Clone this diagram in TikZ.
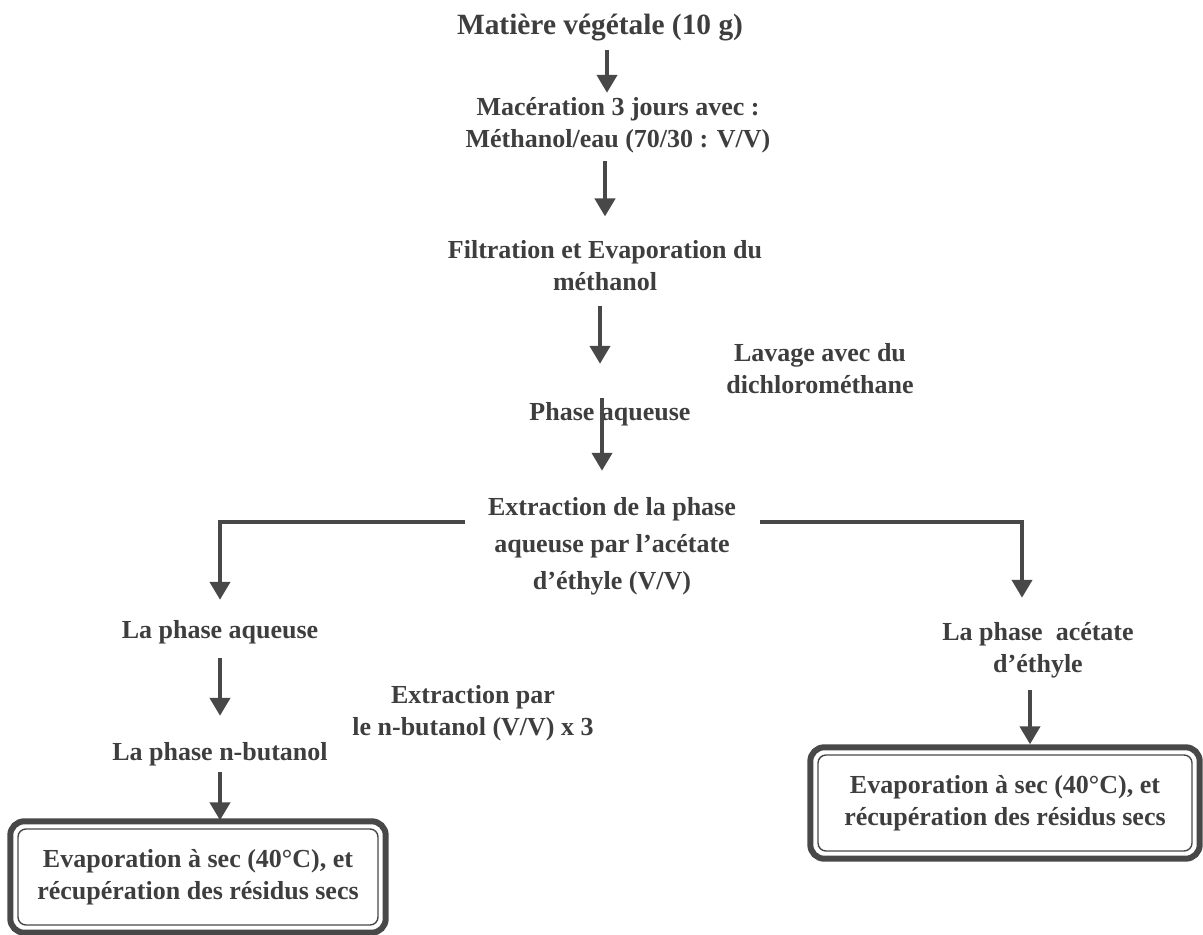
\documentclass[tikz,border=0pt]{standalone}
\usepackage{fontspec}
\setmainfont{Liberation Serif}
\usetikzlibrary{arrows.meta}
\definecolor{ink}{RGB}{62,62,62}
\definecolor{linegray}{RGB}{72,72,72}
\begin{document}
\begin{tikzpicture}[x=0.5pt, y=-0.5pt,
  flow/.style={draw=linegray, line width=2.1pt, -{Triangle[width=10pt,length=9pt]}},
  txt/.style={text=ink, font=\fontsize{13}{16}\selectfont\bfseries, align=center, inner sep=1pt},
  resbox/.style={txt, draw=linegray, line width=0.7pt, rounded corners=4pt, minimum height=48pt},
  frame/.style={draw=linegray, line width=3pt, rounded corners=7pt}]
\useasboundingbox (0,0) rectangle (1203,935);

% Main steps
\node[txt, font=\fontsize{14.7}{17}\selectfont\bfseries] (mat) at (600,28) {Matière végétale (10 g)};
\node[txt] (mac) at (618,125) {Macération 3 jours avec :\\Méthanol/eau (70/30 : V/V)};
\node[txt] (fil) at (605,266) {Filtration et Evaporation du\\méthanol};
\node[txt] (lav) at (820,369) {Lavage avec du\\dichlorométhane};
\node[txt] (aq) at (610,414) {Phase aqueuse};
\node[txt] (ext) at (612,546) {Extraction de la phase\\[2.5pt]aqueuse par l'acétate\\[2.5pt]d'éthyle (V/V)};

% Left branch
\node[txt] (paq) at (220,632) {La phase aqueuse};
\node[txt] (but) at (473,713) {Extraction par\\le n-butanol (V/V) x 3};
\node[txt] (pbu) at (220,754) {La phase n-butanol};
\node[resbox, minimum width=180pt] (resl) at (198,877) {Evaporation à sec (40°C), et\\récupération des résidus secs};

% Right branch
\node[txt] (pac) at (1038,650) {La phase~ acétate\\d'éthyle};
\node[resbox, minimum width=187pt] (resr) at (1005,803) {Evaporation à sec (40°C), et\\récupération des résidus secs};

% Outer frames
\draw[frame] ([shift={(-3.5pt,3.5pt)}]resl.north west) rectangle ([shift={(3.5pt,-3.5pt)}]resl.south east);
\draw[frame] ([shift={(-3.5pt,3.5pt)}]resr.north west) rectangle ([shift={(3.5pt,-3.5pt)}]resr.south east);

% Arrows
\draw[flow] ([xshift=3.5pt,yshift=-3pt]mat.south) -- ([xshift=3.5pt,yshift=1pt]mat.south |- mac.north);
\draw[flow] ([yshift=-3pt]mac.south -| fil.north) -- ([yshift=11pt]fil.north);
\draw[flow] ([xshift=-2.5pt,yshift=-6pt]fil.south) -- ([xshift=-2.5pt,yshift=18pt]fil.south |- aq.north);
\draw[flow] ([xshift=-4pt,yshift=1pt]aq.north) -- ([xshift=-4pt,yshift=12pt]aq.north |- ext.north);

\coordinate (brl) at (465,522);
\coordinate (brr) at (760,522);
\draw[flow] (brl) -| ([yshift=9pt]paq.north);
\draw[flow] (brr) -| ([xshift=-8pt,yshift=11pt]pac.north);

\draw[flow] ([yshift=-6pt]paq.south) -- ([yshift=12pt]pbu.north);
\draw[flow] ([yshift=-2pt]pbu.south) -- ([yshift=4pt]resl.north -| pbu.south);
\draw[flow] ([xshift=-4pt,yshift=-5pt]pac.south) -- ([xshift=-4pt,yshift=5pt]resr.north -| pac.south);

\end{tikzpicture}
\end{document}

##########

• **What is expected**
Copy nothing but the lines from the top of the data down to the line containing "(ext) at (612,546)", and leave the pictures out.

• **The reply**
Clone this diagram in TikZ.
\documentclass[tikz,border=0pt]{standalone}
\usepackage{fontspec}
\setmainfont{Liberation Serif}
\usetikzlibrary{arrows.meta}
\definecolor{ink}{RGB}{62,62,62}
\definecolor{linegray}{RGB}{72,72,72}
\begin{document}
\begin{tikzpicture}[x=0.5pt, y=-0.5pt,
  flow/.style={draw=linegray, line width=2.1pt, -{Triangle[width=10pt,length=9pt]}},
  txt/.style={text=ink, font=\fontsize{13}{16}\selectfont\bfseries, align=center, inner sep=1pt},
  resbox/.style={txt, draw=linegray, line width=0.7pt, rounded corners=4pt, minimum height=48pt},
  frame/.style={draw=linegray, line width=3pt, rounded corners=7pt}]
\useasboundingbox (0,0) rectangle (1203,935);

% Main steps
\node[txt, font=\fontsize{14.7}{17}\selectfont\bfseries] (mat) at (600,28) {Matière végétale (10 g)};
\node[txt] (mac) at (618,125) {Macération 3 jours avec :\\Méthanol/eau (70/30 : V/V)};
\node[txt] (fil) at (605,266) {Filtration et Evaporation du\\méthanol};
\node[txt] (lav) at (820,369) {Lavage avec du\\dichlorométhane};
\node[txt] (aq) at (610,414) {Phase aqueuse};
\node[txt] (ext) at (612,546) {Extraction de la phase\\[2.5pt]aqueuse par l'acétate\\[2.5pt]d'éthyle (V/V)};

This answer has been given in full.